Eltern schickten sie los
Schleuser auf A93 gefasst: Zwei junge Syrer berichten Polizei von monatelanger Flucht

29.06.2023 | Stand 14.09.2023, 22:18 Uhr

Polizisten kontrollieren Schleuser auf der A93 bei Kiefersfelden und fand in seinem Auto zwei syrische Migranten. −Foto: Bundespolizei

Die Bundespolizei hat am Mittwoch bei Grenzkontrollen an der Inntalautobahn (A93) bei Kiefersfelden (Landkreis Rosenheim)einen mutmaßlichen Schleuser gefasst. Er hatte zwei syrische Migranten in seinem Auto.



Die zwei Migranten, ein 19-jähriger Syrer und sein Cousin im Alter von 15 Jahren, die der Mann nach Deutschland geschleust hatte, berichten von ihrer zerstörten Heimat, einer monatelangen Flucht und bezahlten Schleusern.
Auf Höhe Kiefersfelden haben Bundespolizisten drei Insassen eines Kleinwagens mit italienischem Kennzeichenkontrolliert. Am Steuer saß ein 52-jähriger Marokkaner, der sich mit einer italienischen Aufenthaltserlaubnis auswies. Seinen Angaben zufolge sollte die Fahrt nach München gehen. Seine beiden Begleiter gaben an, sich künftig in Deutschland aufhalten zu wollen, konnten aber nicht die erforderlichen Papiere vorweisen.

Keine Perspektive zu Hause in Syrien


Laut Polizei nahmen die Beamten den jungen Mann und seinen minderjähriger Cousin in Gewahrsam und brachten sie zur Bundespolizei-Dienststelle nach Rosenheim. Dort erklärte die beiden Männer, dass sie schon seit rund drei Monaten unterwegs waren. Ursprünglich stammen sie aus dem syrischen Distrikt Dar‘a im Südwesten des Landes.Da die Eltern keine Perspektiven mehr für ihre Kinder gesehen hätten, borgten sie sich Geld, um die Schleuser bezahlen zu können. Die erste der Schleusungsetappen führte von Syrien in den Libanon. Von dort aus brachte sie ein Flugzeug nach Ägypten. Die nächste Zwischenstation war in Libyen. Dort mussten die beiden warten, bis ein Boot für die Überquerung des Mittelmeers bereitgestellt wurde. Die lebensgefährliche Überfahrt endete auf Lampedusa, von wo aus sie mit einem Schiff ans italienische Festland gefahren wurden. Dort irrten sie mit Bussen und Zügen tagelang umher, bis sie schließlich in Turin mit ihrem marokkanischen Fahrer zusammentreffen konnten. Dieser habe ihnen für seine „Dienste“ ihr letztes Geld abgenommen. Noch vor Fahrtantritt verlangte er 1.400 Euro.

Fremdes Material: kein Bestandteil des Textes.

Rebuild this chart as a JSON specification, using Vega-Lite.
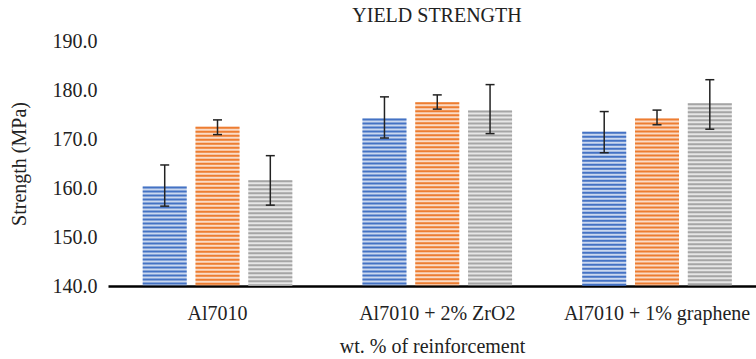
{
  "$schema": "https://vega.github.io/schema/vega-lite/v6.json",
  "width": 648,
  "height": 245,
  "autosize": {"type": "none"},
  "padding": {"left": 108, "top": 41, "right": 0, "bottom": 73},
  "background": "white",
  "title": {
    "text": "YIELD STRENGTH",
    "font": "Liberation Serif",
    "fontSize": 20,
    "fontWeight": "normal",
    "color": "#222222",
    "anchor": "middle",
    "dx": 5,
    "offset": 5
  },
  "data": {
    "values": [
      {"group": "Al7010", "series": "Sample 1", "value": 160.3, "lo": 156.3, "hi": 164.7},
      {"group": "Al7010", "series": "Sample 2", "value": 172.5, "lo": 170.9, "hi": 173.9},
      {"group": "Al7010", "series": "Sample 3", "value": 161.6, "lo": 156.5, "hi": 166.6},
      {"group": "Al7010 + 2% ZrO2", "series": "Sample 1", "value": 174.2, "lo": 170.2, "hi": 178.6},
      {"group": "Al7010 + 2% ZrO2", "series": "Sample 2", "value": 177.5, "lo": 176.1, "hi": 179.0},
      {"group": "Al7010 + 2% ZrO2", "series": "Sample 3", "value": 175.8, "lo": 171.1, "hi": 181.1},
      {"group": "Al7010 + 1% graphene", "series": "Sample 1", "value": 171.5, "lo": 167.2, "hi": 175.6},
      {"group": "Al7010 + 1% graphene", "series": "Sample 2", "value": 174.2, "lo": 172.9, "hi": 175.9},
      {"group": "Al7010 + 1% graphene", "series": "Sample 3", "value": 177.3, "lo": 172.0, "hi": 182.1}
    ]
  },
  "encoding": {
    "x": {
      "field": "group",
      "type": "nominal",
      "sort": null,
      "scale": {"paddingInner": 0.2792, "paddingOuter": 0.114, "align": 0.605},
      "axis": {
        "title": "wt. % of reinforcement",
        "labelAngle": 0,
        "labelLimit": 0,
        "labelOverlap": false,
        "labelBound": false,
        "labelFlush": false,
        "ticks": false,
        "tickSize": 0,
        "domainColor": "#000000",
        "domainWidth": 2.5,
        "labelPadding": 17,
        "labelFont": "Liberation Serif",
        "labelFontSize": 20,
        "labelColor": "#222222",
        "titleFont": "Liberation Serif",
        "titleFontSize": 20,
        "titleFontWeight": "normal",
        "titleColor": "#222222",
        "titlePadding": 13
      }
    },
    "xOffset": {
      "field": "series",
      "type": "nominal",
      "sort": null,
      "scale": {"paddingInner": 0.1667, "paddingOuter": 0.0833}
    }
  },
  "layer": [
    {
      "mark": {"type": "bar", "opacity": 0.28},
      "encoding": {
        "y": {
          "field": "value",
          "type": "quantitative",
          "scale": {"domain": [140, 190], "nice": false, "zero": false},
          "axis": {
            "title": "Strength (MPa)",
            "values": [140, 150, 160, 170, 180, 190],
            "format": ".1f",
            "domain": false,
            "ticks": false,
            "tickSize": 0,
            "grid": false,
            "labelPadding": 11,
            "labelFont": "Liberation Serif",
            "labelFontSize": 20,
            "labelColor": "#222222",
            "titleFont": "Liberation Serif",
            "titleFontSize": 20,
            "titleFontWeight": "normal",
            "titleColor": "#222222",
            "titlePadding": 23
          }
        },
        "y2": {"datum": 140},
        "color": {
          "field": "series",
          "type": "nominal",
          "sort": null,
          "scale": {"range": ["#4472C4", "#ED7D31", "#A5A5A5"]},
          "legend": null
        }
      }
    },
    {
      "mark": {"type": "rule", "strokeWidth": 44, "strokeDash": [2, 2], "strokeCap": "butt"},
      "encoding": {
        "y": {"field": "value", "type": "quantitative"},
        "y2": {"datum": 140},
        "color": {"field": "series", "type": "nominal", "sort": null, "legend": null}
      }
    },
    {
      "mark": {"type": "rule", "strokeWidth": 1.5, "color": "#222222"},
      "encoding": {
        "y": {"field": "lo", "type": "quantitative"},
        "y2": {"field": "hi"}
      }
    },
    {
      "mark": {"type": "tick", "size": 9, "thickness": 1.5, "color": "#222222", "orient": "horizontal"},
      "encoding": {
        "y": {"field": "lo", "type": "quantitative"}
      }
    },
    {
      "mark": {"type": "tick", "size": 9, "thickness": 1.5, "color": "#222222", "orient": "horizontal"},
      "encoding": {
        "y": {"field": "hi", "type": "quantitative"}
      }
    }
  ],
  "config": {
    "view": {"stroke": null},
    "tick": {"opacity": 1}
  }
}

Ermittler gehen von organisierter Aktion aus



Die Rosenheimer Bundespolizei geht von einer organisierten Schleusungsaktion aus. Dabei müsse erfahrungsgemäß von einem Schleuserlohn von insgesamt mehreren Tausend Euro pro Person ausgegangen werden, so die Ermittler. Der festgenommene Marokkaner, der in der Region Piemont gemeldet ist, will sich den Beamten gegenüber zum Tatvorwurf des Einschleusens von Ausländern nicht näher äußern. Den Wagen, den er für die Schleusung der beiden Syrer benutzte, hatte er sich ersten Erkenntnissen zufolge erst kurz zuvor bei einer Verwandten geliehen. Die Bundespolizisten führten ihn beim Rosenheimer Amtsgericht vor. Der zuständige Ermittlungsrichter ordnete die Untersuchungshaft des Mannes an. Am Mittwochnachmittag wurde er in die Justizvollzugsanstalt Traunstein eingeliefert.
Der 19-jährige Syrer hat einen Asylantrag gestellt. Er wurde an eine Aufnahmestelle für Flüchtlinge in München weitergeleitet. Um seinen minderjährigen Cousin kümmert sich das Jugendamtes.